• _Dataset extract_:
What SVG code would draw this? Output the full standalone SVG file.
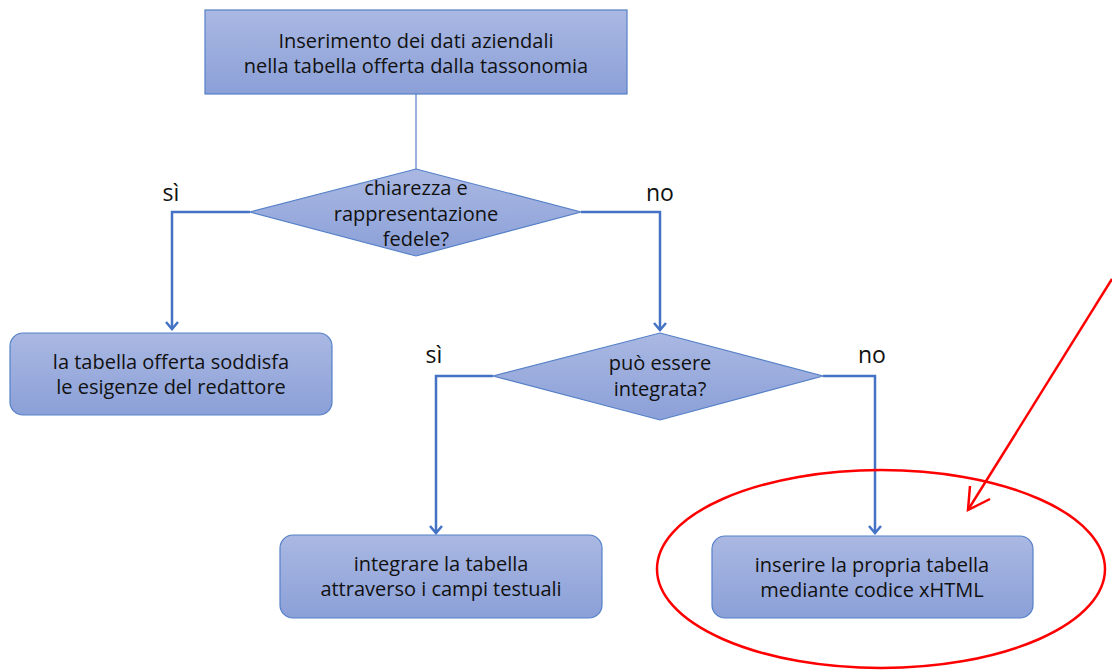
<svg xmlns="http://www.w3.org/2000/svg" width="1112" height="670" viewBox="0 0 1112 670">
<defs>
<linearGradient id="g" x1="0" y1="0" x2="0" y2="1">
<stop offset="0" stop-color="#aab8e2"/>
<stop offset="1" stop-color="#8ba0d8"/>
</linearGradient>
<marker id="arr" markerWidth="16" markerHeight="16" refX="8" refY="8" orient="auto" markerUnits="userSpaceOnUse">
<path d="M1,2 L8,8 L1,14" fill="none" stroke="#4472c4" stroke-width="2.5"/>
</marker>
<style>
.n{fill:url(#g);stroke:#5580c8;stroke-width:1.2}
.t{font-family:"Open Sans",Lato,sans-serif;font-size:20px;fill:#111;text-anchor:middle}
.l{font-family:"Open Sans",Lato,sans-serif;font-size:23px;fill:#111;text-anchor:middle}
.c{fill:none;stroke:#4472c4;stroke-width:2.5}
</style>
</defs>
<rect width="1112" height="670" fill="#fff"/>
<g id="connectors">
<line x1="416" y1="94" x2="416" y2="169" stroke="#5580c8" stroke-width="1.2"/>
<path class="c" d="M250,212 H172 V329" marker-end="url(#arr)"/>
<path class="c" d="M581,212 H660 V330" marker-end="url(#arr)"/>
<path class="c" d="M493,376 H436 V533" marker-end="url(#arr)"/>
<path class="c" d="M823,376 H875 V533" marker-end="url(#arr)"/>
<text class="l" x="171" y="201">sì</text>
<text class="l" x="660" y="201">no</text>
<text class="l" x="434" y="363">sì</text>
<text class="l" x="872" y="363">no</text>
</g>
<g id="start">
<rect class="n" x="205" y="10" width="422" height="84"/>
<text class="t" x="416" y="48">Inserimento dei dati aziendali</text>
<text class="t" x="416" y="73">nella tabella offerta dalla tassonomia</text>
</g>
<g id="decision1">
<polygon class="n" points="416,169 581,212 416,256 250,212"/>
<text class="t" x="416" y="195">chiarezza e</text>
<text class="t" x="416" y="221">rappresentazione</text>
<text class="t" x="416" y="246">fedele?</text>
</g>
<g id="box-yes1">
<rect class="n" x="10" y="333" width="322" height="82" rx="13"/>
<text class="t" x="171" y="369">la tabella offerta soddisfa</text>
<text class="t" x="171" y="394">le esigenze del redattore</text>
</g>
<g id="decision2">
<polygon class="n" points="660,333 823,376 660,420 493,376"/>
<text class="t" x="660" y="370">può essere</text>
<text class="t" x="660" y="396">integrata?</text>
</g>
<g id="box-yes2">
<rect class="n" x="280" y="535" width="322" height="83" rx="13"/>
<text class="t" x="441" y="571">integrare la tabella</text>
<text class="t" x="441" y="596">attraverso i campi testuali</text>
</g>
<g id="box-no2">
<rect class="n" x="712" y="536" width="321" height="82" rx="13"/>
<text class="t" x="872" y="572">inserire la propria tabella</text>
<text class="t" x="872" y="597">mediante codice xHTML</text>
</g>
<g id="highlight" fill="none" stroke="#ff0000" stroke-width="2.5">
<ellipse cx="881" cy="569" rx="224" ry="99"/>
<line x1="1112" y1="279" x2="968" y2="510"/>
<path d="M970,486 L968,510 L990,499"/>
</g>
</svg>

• _Given exercise_:
Reproduce every line of the material precisely, omitting its pictures.

• _Reply to the exercise_:
What SVG code would draw this? Output the full standalone SVG file.
<svg xmlns="http://www.w3.org/2000/svg" width="1112" height="670" viewBox="0 0 1112 670">
<defs>
<linearGradient id="g" x1="0" y1="0" x2="0" y2="1">
<stop offset="0" stop-color="#aab8e2"/>
<stop offset="1" stop-color="#8ba0d8"/>
</linearGradient>
<marker id="arr" markerWidth="16" markerHeight="16" refX="8" refY="8" orient="auto" markerUnits="userSpaceOnUse">
<path d="M1,2 L8,8 L1,14" fill="none" stroke="#4472c4" stroke-width="2.5"/>
</marker>
<style>
.n{fill:url(#g);stroke:#5580c8;stroke-width:1.2}
.t{font-family:"Open Sans",Lato,sans-serif;font-size:20px;fill:#111;text-anchor:middle}
.l{font-family:"Open Sans",Lato,sans-serif;font-size:23px;fill:#111;text-anchor:middle}
.c{fill:none;stroke:#4472c4;stroke-width:2.5}
</style>
</defs>
<rect width="1112" height="670" fill="#fff"/>
<g id="connectors">
<line x1="416" y1="94" x2="416" y2="169" stroke="#5580c8" stroke-width="1.2"/>
<path class="c" d="M250,212 H172 V329" marker-end="url(#arr)"/>
<path class="c" d="M581,212 H660 V330" marker-end="url(#arr)"/>
<path class="c" d="M493,376 H436 V533" marker-end="url(#arr)"/>
<path class="c" d="M823,376 H875 V533" marker-end="url(#arr)"/>
<text class="l" x="171" y="201">sì</text>
<text class="l" x="660" y="201">no</text>
<text class="l" x="434" y="363">sì</text>
<text class="l" x="872" y="363">no</text>
</g>
<g id="start">
<rect class="n" x="205" y="10" width="422" height="84"/>
<text class="t" x="416" y="48">Inserimento dei dati aziendali</text>
<text class="t" x="416" y="73">nella tabella offerta dalla tassonomia</text>
</g>
<g id="decision1">
<polygon class="n" points="416,169 581,212 416,256 250,212"/>
<text class="t" x="416" y="195">chiarezza e</text>
<text class="t" x="416" y="221">rappresentazione</text>
<text class="t" x="416" y="246">fedele?</text>
</g>
<g id="box-yes1">
<rect class="n" x="10" y="333" width="322" height="82" rx="13"/>
<text class="t" x="171" y="369">la tabella offerta soddisfa</text>
<text class="t" x="171" y="394">le esigenze del redattore</text>
</g>
<g id="decision2">
<polygon class="n" points="660,333 823,376 660,420 493,376"/>
<text class="t" x="660" y="370">può essere</text>
<text class="t" x="660" y="396">integrata?</text>
</g>
<g id="box-yes2">
<rect class="n" x="280" y="535" width="322" height="83" rx="13"/>
<text class="t" x="441" y="571">integrare la tabella</text>
<text class="t" x="441" y="596">attraverso i campi testuali</text>
</g>
<g id="box-no2">
<rect class="n" x="712" y="536" width="321" height="82" rx="13"/>
<text class="t" x="872" y="572">inserire la propria tabella</text>
<text class="t" x="872" y="597">mediante codice xHTML</text>
</g>
<g id="highlight" fill="none" stroke="#ff0000" stroke-width="2.5">
<ellipse cx="881" cy="569" rx="224" ry="99"/>
<line x1="1112" y1="279" x2="968" y2="510"/>
<path d="M970,486 L968,510 L990,499"/>
</g>
</svg>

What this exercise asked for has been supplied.